Look, if you hate the left, then hate the left. If you think it’s worth it to set democracy and the world on fire because it upsets liberal snowflakes, then do your worst, I guess. Our ability to stop you is limited. But if you fear God even a trillionth as much as you claim to, then get Jesus’ name out of your lying mouth right now. If Jesus were alive today, he’d be freezing in a hielera. Or he’d be protesting the “Unite the Right” rally in Charlottesville. He’d be getting denounced as an enemy of the people and threatened with violence. (Oh, wait, that actually happened, didn’t it? Huh.) But Jesus would not be propping up Trump. The very fact that this needs saying is sheer madness. And yet say it we must: Jesus of Nazareth, the first-century anti-imperial Galilean Jewish insurrectionist, would NOT support wealthy amoral rulers whose only guiding moral principle is accruing more power for themselves.

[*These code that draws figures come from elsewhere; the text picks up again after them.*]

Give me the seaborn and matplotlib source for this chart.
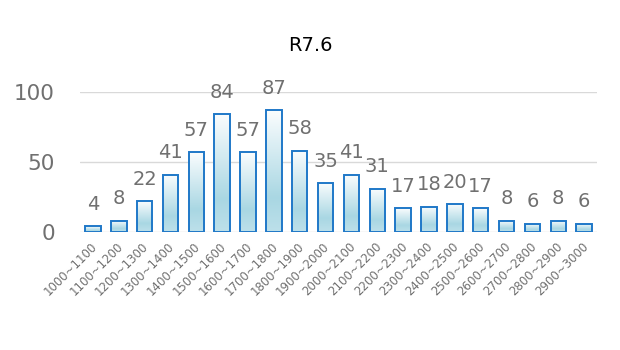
import numpy as np
import pandas as pd
import matplotlib
matplotlib.use("Agg")
import matplotlib.pyplot as plt
import matplotlib.transforms as mtransforms
import seaborn as sns
from matplotlib.colors import LinearSegmentedColormap

categories = ["1000~1100", "1100~1200", "1200~1300", "1300~1400", "1400~1500",
              "1500~1600", "1600~1700", "1700~1800", "1800~1900", "1900~2000",
              "2000~2100", "2100~2200", "2200~2300", "2300~2400", "2400~2500",
              "2500~2600", "2600~2700", "2700~2800", "2800~2900", "2900~3000"]
values = [4, 8, 22, 41, 57, 84, 57, 87, 58, 35, 41, 31, 17, 18, 20, 17, 8, 6, 8, 6]
yticks = [0, 50, 100]
title = "R7.6"

sns.set_theme(style="white")
plt.rcParams['font.family'] = ['DejaVu Sans']

df = pd.DataFrame({"cat": categories, "val": values})

fig = plt.figure(figsize=(6.2, 3.5), dpi=100)
ax = fig.add_axes([0.129, 0.337, 0.834, 0.400])

sns.barplot(data=df, x="cat", y="val", ax=ax, width=0.6, color="white",
            edgecolor="#1f78c8", linewidth=1.4, zorder=3)

ax.set_xlim(-0.5, len(categories) - 0.5)
ax.set_ylim(0, 100)

# gradient fill inside each bar (white at top -> light blue at bottom)
cmap = LinearSegmentedColormap.from_list(
    "g", [(0.0, "#fbfdfe"), (0.72, "#a9d7e3"), (1.0, "#bde0ea")])
grad = np.linspace(0, 1, 256).reshape(-1, 1)
for p in ax.patches:
    x0, y0 = p.get_x(), p.get_y()
    w, h = p.get_width(), p.get_height()
    im = ax.imshow(grad, cmap=cmap, aspect="auto",
                   extent=[x0, x0 + w, y0, y0 + h], origin="upper", zorder=2.5)
    im.set_clip_path(p)
    p.set_facecolor("none")

ax.set_xlim(-0.5, len(categories) - 0.5)
ax.set_ylim(0, 100)

for i, v in enumerate(values):
    ax.annotate(str(v), (i, v), xytext=(0, 9), textcoords="offset points",
                ha="center", va="bottom", fontsize=14, color="#707070",
                annotation_clip=False)

ax.set_yticks(yticks)
ax.set_yticklabels([str(t) for t in yticks], fontsize=15.5, color="#707070")
ax.tick_params(axis="y", length=0, pad=18)
ax.set_xticks(range(len(categories)))
ax.set_xticklabels(categories, rotation=45, ha="right", va="center",
                   rotation_mode="anchor", fontsize=8.5, color="#707070")
ax.tick_params(axis="x", length=0, pad=9)
offset = mtransforms.ScaledTranslation(2 / 100, 0, fig.dpi_scale_trans)
for lbl in ax.get_xticklabels():
    lbl.set_transform(lbl.get_transform() + offset)
ax.yaxis.grid(True, color="#d9d9d9", linewidth=1, zorder=0)
ax.set_axisbelow(True)
for s in ax.spines.values():
    s.set_visible(False)
ax.set_xlabel("")
ax.set_ylabel("")

fig.text(0.5, 0.87, title, ha="center", va="center", fontsize=14, color="#000000")

fig.savefig("out.png", dpi=100)
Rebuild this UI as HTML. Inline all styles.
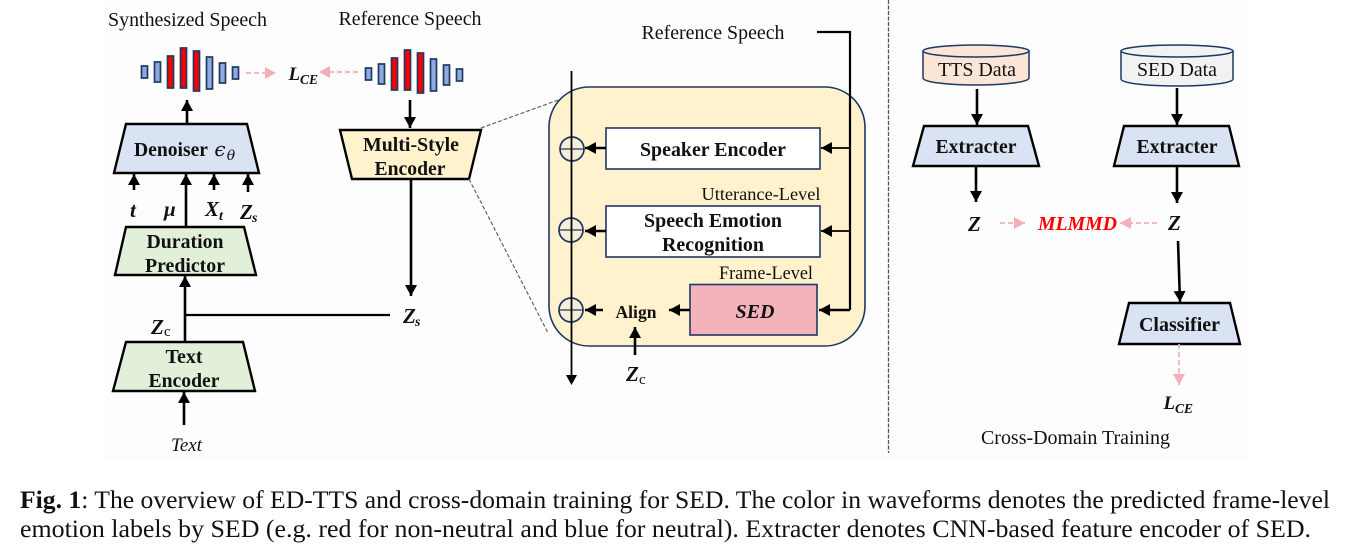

Jesus, Ralph Reed’s 1981 “conversion” notwithstanding, would have no part in such bull-…er, feathers.

Sarah Morice Brubaker is Assistant Professor of Theology at Phillips Theological Seminary in Tulsa, Oklahoma, and author of The Place of the Spirit (2013). Her shorter writing has appeared in The Christian Century, Religion Dispatches, Geez Magazine, This Land Press, and Salon. She currently serves as program chair of the Liberal Theologies Consultation of the American Academy of Religion.